* _Material_
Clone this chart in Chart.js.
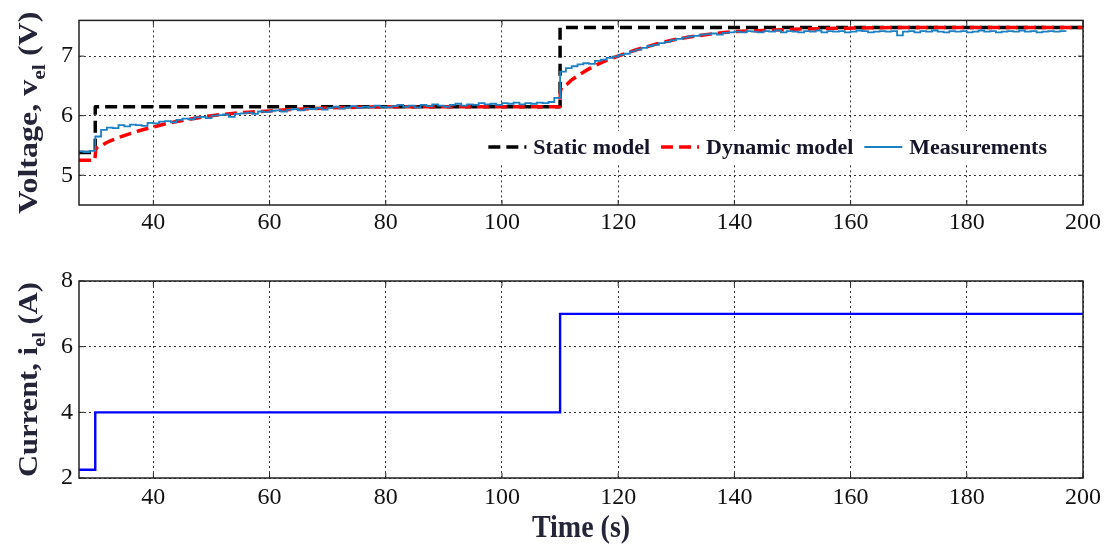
<!DOCTYPE html>
<html>
<head>
<meta charset="utf-8">
<script src="https://cdn.jsdelivr.net/npm/chart.js@4.4.1/dist/chart.umd.min.js"></script>
<style>
html, body { margin: 0; padding: 0; background: #fff; }
#wrap { position: relative; width: 1106px; height: 544px; overflow: hidden; }
canvas { position: absolute; left: 0; }
#cv { top: 0; }
#ci { top: 250px; }
</style>
</head>
<body>
<div id="wrap">
  <canvas id="cv" width="1106" height="250"></canvas>
  <canvas id="ci" width="1106" height="294"></canvas>
</div>
<script>
// tick labels
const xTicks = [40, 60, 80, 100, 120, 140, 160, 180, 200];
const vTicks = [5, 6, 7];
const iTicks = [2, 4, 6, 8];

// static model (step, holds until next time)
const staticT = [27.2, 30, 110, 200];
const staticV = [5.38, 6.15, 7.48, 7.48];

// dynamic model
const dynT = [27.2, 29.9, 30.1, 31, 32, 34, 36, 38, 40, 42, 45, 48, 50, 55, 60, 65, 70, 75, 80, 90, 100, 109.9,
              110.1, 111, 112, 114, 116, 118, 120, 122, 125, 128, 131, 135, 140, 145, 150, 160, 170, 200];
const dynV = [5.25, 5.25, 5.43, 5.50, 5.55, 5.63, 5.70, 5.76, 5.81, 5.86, 5.92, 5.97, 6.00, 6.05, 6.08, 6.11, 6.13, 6.14, 6.15, 6.15, 6.15, 6.15,
              6.43, 6.52, 6.60, 6.73, 6.84, 6.93, 7.00, 7.07, 7.16, 7.24, 7.30, 7.36, 7.41, 7.43, 7.45, 7.47, 7.48, 7.48];

// measurements (1 s samples)
const measT = [27, 28, 29, 30, 31, 32, 33, 34, 35, 36, 37, 38, 39, 40, 41, 42, 43, 44, 45, 46, 47, 48, 49, 50,
  51, 52, 53, 54, 55, 56, 57, 58, 59, 60, 61, 62, 63, 64, 65, 66, 67, 68, 69, 70, 71, 72, 73, 74, 75, 76, 77, 78, 79, 80,
  81, 82, 83, 84, 85, 86, 87, 88, 89, 90, 91, 92, 93, 94, 95, 96, 97, 98, 99, 100, 101, 102, 103, 104, 105, 106, 107, 108, 109, 110,
  111, 112, 113, 114, 115, 116, 117, 118, 119, 120, 121, 122, 123, 124, 125, 126, 127, 128, 129, 130, 131, 132, 133, 134, 135, 136, 137, 138, 139, 140,
  141, 142, 143, 144, 145, 146, 147, 148, 149, 150, 151, 152, 153, 154, 155, 156, 157, 158, 159, 160, 161, 162, 163, 164, 165, 166, 167, 168, 169, 170,
  171, 172, 173, 174, 175, 176, 177, 178, 179, 180, 181, 182, 183, 184, 185, 186, 187, 188, 189, 190, 191, 192, 193, 194, 195, 196, 197];
const measV = [5.40, 5.39, 5.41, 5.65, 5.76, 5.80, 5.79, 5.84, 5.82, 5.85, 5.84, 5.83, 5.88, 5.87, 5.90, 5.91, 5.89, 5.93, 5.95, 5.94, 5.97, 5.98, 5.96, 6.00,
  6.01, 6.02, 5.98, 6.03, 6.04, 6.05, 6.03, 6.07, 6.06, 6.08, 6.09, 6.07, 6.10, 6.11, 6.09, 6.12, 6.11, 6.13, 6.10, 6.13, 6.15, 6.12, 6.14, 6.16, 6.13, 6.15, 6.14, 6.17, 6.15, 6.14,
  6.16, 6.18, 6.15, 6.17, 6.14, 6.18, 6.16, 6.19, 6.17, 6.15, 6.18, 6.20, 6.17, 6.19, 6.18, 6.21, 6.19, 6.20, 6.18, 6.21, 6.20, 6.22, 6.19, 6.21, 6.20, 6.22, 6.21, 6.23, 6.30, 6.74,
  6.80, 6.83, 6.86, 6.88, 6.87, 6.92, 6.94, 6.97, 6.99, 7.02, 7.04, 7.08, 7.11, 7.14, 7.17, 7.19, 7.22, 7.24, 7.27, 7.29, 7.31, 7.33, 7.34, 7.36, 7.37, 7.38, 7.36, 7.39, 7.40, 7.41,
  7.40, 7.42, 7.41, 7.40, 7.42, 7.41, 7.43, 7.40, 7.42, 7.41, 7.40, 7.42, 7.41, 7.43, 7.40, 7.42, 7.41, 7.42, 7.40, 7.41, 7.43, 7.42, 7.40, 7.41, 7.42, 7.41, 7.42, 7.35, 7.41, 7.42,
  7.40, 7.42, 7.41, 7.43, 7.41, 7.40, 7.42, 7.41, 7.42, 7.40, 7.41, 7.43, 7.41, 7.42, 7.40, 7.41, 7.42, 7.41, 7.43, 7.41, 7.42, 7.40, 7.41, 7.42, 7.41, 7.42, 7.41];

// current (step)
const curT = [27.2, 30, 110, 200];
const curV = [2.25, 4, 7, 7];

const FONT = '"Liberation Serif", "Times New Roman", serif';
const xy = (ts, vs) => ts.map((t, i) => ({ x: t, y: vs[i] }));

// frame round the plot + little solid ticks on the inside
const framePlugin = {
    id: 'frame',
    afterDraw(chart) {
        const { ctx, chartArea: a, scales } = chart;
        ctx.save();
        ctx.strokeStyle = '#222';
        ctx.lineWidth = 1.5;
        ctx.strokeRect(a.left, a.top, a.right - a.left, a.bottom - a.top);
        ctx.lineWidth = 1;
        ctx.beginPath();
        scales.x.ticks.forEach(t => {
            const px = scales.x.getPixelForValue(t.value);
            ctx.moveTo(px, a.top); ctx.lineTo(px, a.top + 5);
            ctx.moveTo(px, a.bottom); ctx.lineTo(px, a.bottom - 5);
        });
        scales.y.ticks.forEach(t => {
            const py = scales.y.getPixelForValue(t.value);
            ctx.moveTo(a.left, py); ctx.lineTo(a.left + 5, py);
            ctx.moveTo(a.right, py); ctx.lineTo(a.right - 5, py);
        });
        ctx.stroke();
        ctx.restore();
    }
};

// y title with subscript, stretched along its length like the original figure
function yTitle(main, sub, tail, len) {
    return {
        id: 'ytitle',
        afterDraw(chart) {
            const { ctx, chartArea } = chart;
            const cy = (chartArea.top + chartArea.bottom) / 2;
            const big = 'bold 28px ' + FONT, small = 'bold 19px ' + FONT;
            ctx.save();
            ctx.font = big;
            const w1 = ctx.measureText(main).width, w3 = ctx.measureText(tail).width;
            ctx.font = small;
            const w2 = ctx.measureText(sub).width;
            const tot = w1 + w2 + w3;
            ctx.translate(27, cy);
            ctx.rotate(-Math.PI / 2);
            ctx.scale(len / tot, 1);
            ctx.fillStyle = '#25253a';
            ctx.textBaseline = 'alphabetic';
            ctx.textAlign = 'left';
            let x = -tot / 2;
            ctx.font = big; ctx.fillText(main, x, 10); x += w1;
            ctx.font = small; ctx.fillText(sub, x, 18); x += w2;
            ctx.font = big; ctx.fillText(tail, x, 10);
            ctx.restore();
        }
    };
}

// legend inside the voltage plot
const innerLegend = {
    id: 'innerLegend',
    afterDatasetsDraw(chart) {
        const { ctx, chartArea: a } = chart;
        const ds = chart.data.datasets;
        ctx.save();
        ctx.font = 'bold 22px ' + FONT;
        const sample = 38, gap = 7, between = 11;
        const widths = ds.map(d => ctx.measureText(d.label).width);
        const total = widths.reduce((s, w) => s + sample + gap + w, 0) + between * (ds.length - 1);
        let x = a.right - 36 - total;
        const cy = 147;
        ctx.fillStyle = '#fff';
        ctx.fillRect(x - 5, cy - 16, total + 10, 32);
        ds.forEach((d, i) => {
            ctx.strokeStyle = d.borderColor;
            ctx.lineWidth = d.borderWidth;
            ctx.setLineDash(d.borderDash || []);
            ctx.beginPath();
            ctx.moveTo(x, cy); ctx.lineTo(x + sample, cy);
            ctx.stroke();
            ctx.setLineDash([]);
            x += sample + gap;
            ctx.fillStyle = '#15152a';
            ctx.textBaseline = 'middle';
            ctx.fillText(d.label, x, cy + 1);
            x += widths[i] + between;
        });
        ctx.restore();
    }
};

const xTitle = {
    id: 'xtitle',
    afterDraw(chart) {
        const { ctx, chartArea: a } = chart;
        ctx.save();
        ctx.translate((a.left + a.right) / 2, 279);
        ctx.scale(1, 1.12);
        ctx.font = 'bold 28px ' + FONT;
        ctx.fillStyle = '#25253a';
        ctx.textAlign = 'center';
        ctx.textBaseline = 'middle';
        ctx.fillText('Time (s)', 0, 0);
        ctx.restore();
    }
};

function scalesFor(yMin, yMax, yTickList, xAxisHeight, xPad) {
    const grid = { color: '#333', lineWidth: 1, drawTicks: false };
    const border = { display: false, dash: [2, 3] };
    return {
        x: {
            type: 'linear', min: 27.2, max: 200,
            grid, border,
            afterBuildTicks: s => { s.ticks = xTicks.map(v => ({ value: v })); },
            afterFit: s => { s.height = xAxisHeight; },
            ticks: { font: { family: FONT, size: 24 }, color: '#111', padding: xPad, maxRotation: 0 }
        },
        y: {
            type: 'linear', min: yMin, max: yMax,
            grid, border,
            afterBuildTicks: s => { s.ticks = yTickList.map(v => ({ value: v })); },
            afterFit: s => { s.width = 79; },
            ticks: { font: { family: FONT, size: 24 }, color: '#111', padding: 6 }
        }
    };
}

new Chart(document.getElementById('cv'), {
    type: 'line',
    data: {
        datasets: [
            { label: 'Static model', data: xy(staticT, staticV), stepped: 'before',
              borderColor: '#000', borderWidth: 3.5, borderDash: [12, 6], pointRadius: 0, borderJoinStyle: 'round', order: 3 },
            { label: 'Dynamic model', data: xy(dynT, dynV), cubicInterpolationMode: 'monotone',
              borderColor: '#ff0000', borderWidth: 3.5, borderDash: [12, 6], pointRadius: 0, order: 2 },
            { label: 'Measurements', data: xy(measT, measV), stepped: 'before',
              borderColor: '#1c80c2', borderWidth: 1.8, pointRadius: 0, order: 1 }
        ]
    },
    options: {
        responsive: false,
        animation: false,
        layout: { padding: { top: 8, right: 23, left: 0, bottom: 0 } },
        plugins: { legend: { display: false }, tooltip: { enabled: false } },
        scales: scalesFor(4.5, 7.6, vTicks, 45, 3)
    },
    plugins: [framePlugin, yTitle('Voltage, v', 'el', ' (V)', 202), innerLegend]
});

new Chart(document.getElementById('ci'), {
    type: 'line',
    data: {
        datasets: [
            { label: 'Current', data: xy(curT, curV), stepped: 'before',
              borderColor: '#0000ff', borderWidth: 2.4, pointRadius: 0 }
        ]
    },
    options: {
        responsive: false,
        animation: false,
        layout: { padding: { top: 31, right: 23, left: 0, bottom: 0 } },
        plugins: { legend: { display: false }, tooltip: { enabled: false } },
        scales: scalesFor(2, 8, iTicks, 66, 5)
    },
    plugins: [framePlugin, yTitle('Current, i', 'el', ' (A)', 195), xTitle]
});
</script>
</body>
</html>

* _Exercise instructions_
Up to and including the line with "const staticV = [5.38, 6.15, 7.48, 7.48];", copy the data above from its first line. Skip pictures.

* _Complete output_
Clone this chart in Chart.js.
<!DOCTYPE html>
<html>
<head>
<meta charset="utf-8">
<script src="https://cdn.jsdelivr.net/npm/chart.js@4.4.1/dist/chart.umd.min.js"></script>
<style>
html, body { margin: 0; padding: 0; background: #fff; }
#wrap { position: relative; width: 1106px; height: 544px; overflow: hidden; }
canvas { position: absolute; left: 0; }
#cv { top: 0; }
#ci { top: 250px; }
</style>
</head>
<body>
<div id="wrap">
  <canvas id="cv" width="1106" height="250"></canvas>
  <canvas id="ci" width="1106" height="294"></canvas>
</div>
<script>
// tick labels
const xTicks = [40, 60, 80, 100, 120, 140, 160, 180, 200];
const vTicks = [5, 6, 7];
const iTicks = [2, 4, 6, 8];

// static model (step, holds until next time)
const staticT = [27.2, 30, 110, 200];
const staticV = [5.38, 6.15, 7.48, 7.48];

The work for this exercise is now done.